Thursday 4 August 2011

Matt's Big Oscar Challenge Day 142: I Do Like to Be Beside the Seaside

Recently on this blog I seem to have been doing a lot of moaning about the adaptation of plays into films as they almost always are restricted by the amount of interior scenes they have to have. However this didn't seem to bother me with Separate Tables which was based on a Terrence Rattigan and was set entirely in the Beauregard Hotel in Bournemouth. Like Grand Hotel, which won the Best Picture Oscar in the 1930s, it features various interweving plots in the same establishment and features an ensemble class which includes David Niven, Deborah Kerr, Rita Hayworth and Burt Lancaster. However Separate Tables is extremely British as most of the inhabitants are long-term residents of the Guest House and are mostly there to escape life. Niven, who won Best Actor for his performance there, plays a character known as the Major and strikes up a friendship with Kerr's Sibyl something her overbearing mother doesn't agree with. When the mother finds out that Niven isn't a Major and that he has indecently exposed himself at a cinema she rallies the residents to get him out of the Beauregard. Running alongside this is Lancaster's drunk former soldier having a secret relationship with Hotel Manager Miss Cooper, played by Best Supporting Actress winner Wendy Hiller, which  is complicated when Hayworth's model turns up who just happens to be Lancaster's ex-wife. The two stories then unravel with Miss Cooper deciding that Lancaster is better off with Hayworth and Sybil standing up to her mother by getting all of the other long term residents to stick up for the Major.
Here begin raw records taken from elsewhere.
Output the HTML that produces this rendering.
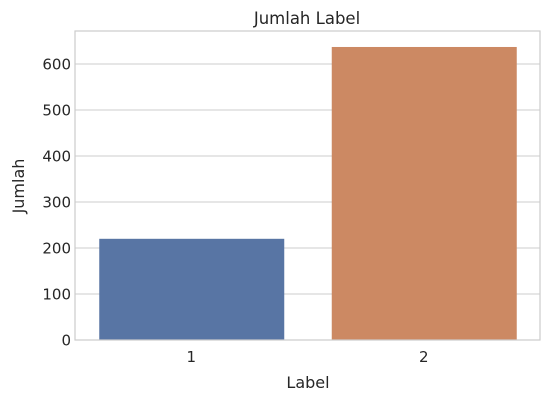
<!DOCTYPE html>
<html><head><meta charset="utf-8"><style>
body{margin:0;background:#fff;font-family:"DejaVu Sans","Liberation Sans",sans-serif;}
svg text{font-family:"DejaVu Sans","Liberation Sans",sans-serif;fill:#262626;}
</style></head><body>
<svg id="chart" width="550" height="402" xmlns="http://www.w3.org/2000/svg">
<rect width="550" height="402" fill="#fff"/>
<g id="grid"></g><g id="bars"></g><g id="axes"></g>
<text x="307" y="24" text-anchor="middle" font-size="16.5">Jumlah Label</text>
<text x="308" y="388" text-anchor="middle" font-size="16">Label</text>
<text transform="translate(24,186) rotate(-90)" text-anchor="middle" font-size="16">Jumlah</text>
</svg>
<script>
const categories = ["1", "2"];
const values = [220, 637];
const yTicks = [0, 100, 200, 300, 400, 500, 600];
const colors = ["#5875a4", "#cc8963"];
const L=75,R=540,T=31,B=340;
const y=v=>B-v*(B-64)/600;
const bw=(R-L)/categories.length;
const x=i=>L+bw*(i+0.5);
const ns="http://www.w3.org/2000/svg";
function mk(tag,attrs,parent){const e=document.createElementNS(ns,tag);for(const k in attrs)e.setAttribute(k,attrs[k]);document.getElementById(parent).appendChild(e);return e;}
yTicks.forEach(t=>{
  const l=mk("line",{x1:L,x2:R,y1:y(t),y2:y(t),stroke:"#cccccc","stroke-width":1},"grid");
  
  
  const tx=mk("text",{x:L-4,y:y(t)+5.5,"text-anchor":"end","font-size":"15"},"axes");
  tx.textContent=t;
  
  
});
categories.forEach((c,i)=>{
  const w=bw*0.8;
  const r=mk("rect",{x:x(i)-w/2+1,y:y(values[i]),width:w-1,height:B-y(values[i]),fill:colors[i]},"bars");
  
  
  const tx=mk("text",{x:x(i),y:B+22,"text-anchor":"middle","font-size":"15"},"axes");
  tx.textContent=c;
  
  
});
const f=mk("rect",{x:L,y:T,width:R-L,height:B-T,fill:"none",stroke:"#cccccc","stroke-width":1.2},"axes");


</script>
</body></html>
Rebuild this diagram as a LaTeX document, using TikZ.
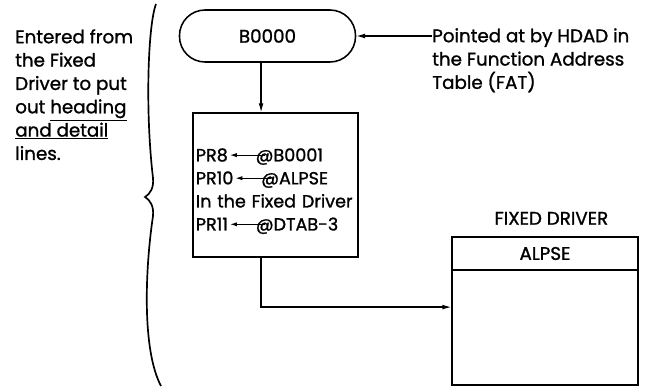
\documentclass[tikz,border=0pt]{standalone}
\usepackage{fontspec}
\setmainfont{Poppins}[RawFeature={embolden=1.2}]
\usetikzlibrary{positioning, arrows.meta}
\tikzset{
  term/.style = {draw, rectangle, rounded corners=0.64cm, outer sep=0pt,
                 minimum width=4.4cm, minimum height=1.3cm, line width=1.1pt,
                 font=\fontsize{13}{16.4}\selectfont},
  blk/.style  = {draw, rectangle, outer sep=0pt, line width=1.1pt,
                 font=\fontsize{13}{16.4}\selectfont},
  ar/.style   = {-{Latex[length=2.4mm, width=1.2mm]}, line width=1.1pt},
  txt/.style  = {align=left, inner sep=0pt, font=\fontsize{13}{16.6}\selectfont},
}
% small load arrow inside the register lines
\newcommand\ldarr{\kern1pt\tikz[baseline=0pt]\draw[-{Latex[length=5pt, width=3pt]}, line width=0.8pt]
  (25pt,4.4pt) -- (0pt,4.4pt);\kern-7pt}
\begin{document}
\begin{tikzpicture}[x=0.025cm, y=-0.025cm]
  \useasboundingbox (0,0) rectangle (654,387);
  % left remark and brace
  \node[txt, anchor=north west] (entry) at (15,29)
    {Entered from\\the Fixed\\Driver to put\\out \underline{heading}\\\underline{and detail}\\lines.};
  \draw[line width=1.2pt] (156,4) .. controls (148,25) and (145,110) .. (153,178)
    .. controls (154,188) and (150,194) .. (145,197)
    .. controls (150,200) and (154,206) .. (153,216)
    .. controls (145,270) and (142,350) .. (161,386);
  % entry point
  \node[term] (start) at (267.5,36) {B0000};
  \node[txt, anchor=north west] (fat) at (432,28)
    {Pointed at by HDAD in\\the Function Address\\Table (FAT)};
  \draw[ar] (fat.west |- start.east) -- (start.east);
  % register setup
  \node[blk, minimum width=4.125cm, minimum height=3.6cm, inner xsep=0.07cm,
        text width=3.98cm, align=left, font=\fontsize{12.5}{16.4}\selectfont] (proc) at (275.5,185)
    {\rule{0pt}{18pt}PR8\ldarr@B0001\\
     PR10\ldarr@ALPSE\\
     In the Fixed Driver\\
     PR11\ldarr@DTAB-3};
  \draw[ar] ([xshift=-0.36cm]proc.north |- start.south) -- ([xshift=-0.36cm]proc.north);
  % fixed driver
  \node[blk, minimum width=4.65cm, minimum height=0.825cm] (alpse) at (545,253.5) {ALPSE};
  \node[blk, minimum width=4.65cm, minimum height=2.875cm, below=0pt of alpse] (drv) {};
  \node[txt, above=0.3cm of alpse, xshift=0.16cm] (drvname) {FIXED DRIVER};
  \draw[ar] ([xshift=-0.36cm]proc.south) |- ([yshift=0.51cm]drv.west);
\end{tikzpicture}
\end{document}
Although earlier I made a comparison to Grand Hotel, Separate Tables has a lot of similarities to our own Fawlty Towers. It is a seaside hotel with several longterm residents one of whom is a Major, or at least says he is, and most of the others are marture women apart from Kerr, Lancaster and a Professor type character. The whole ensemble nature of the film means that you never get bored of one story for too long and the fact that the entire piece is set within the Beauregard didn't bother me either. I thought all of the actors did really well I especially thought Kerr was brilliant as the somewhat mental agitated Sybil who's relationship with her bullying mother changes at the end of the film, Kerr was in fact nominated for Best Actress here but was the only cast member not to win. Although I did love David Niven here I feel that he wasn't in the film long enough to get the Best Actor prize and maybe he should've been entered into the Supporting one instead. Hayworth just exudes glamour and she has some great on screen chemistry with Lancaster here but the best performance comes from Wendy Hiller as Miss Cooper stoic yet passionate when she wants to be she is the archetypal owner who keeps things ticking over for her long-serving residents. Witty, warm with well drawn characters I feel this is a film that deserves a lot more recognition because if wasn't doing this challenge I don't think I'd ever have watched it.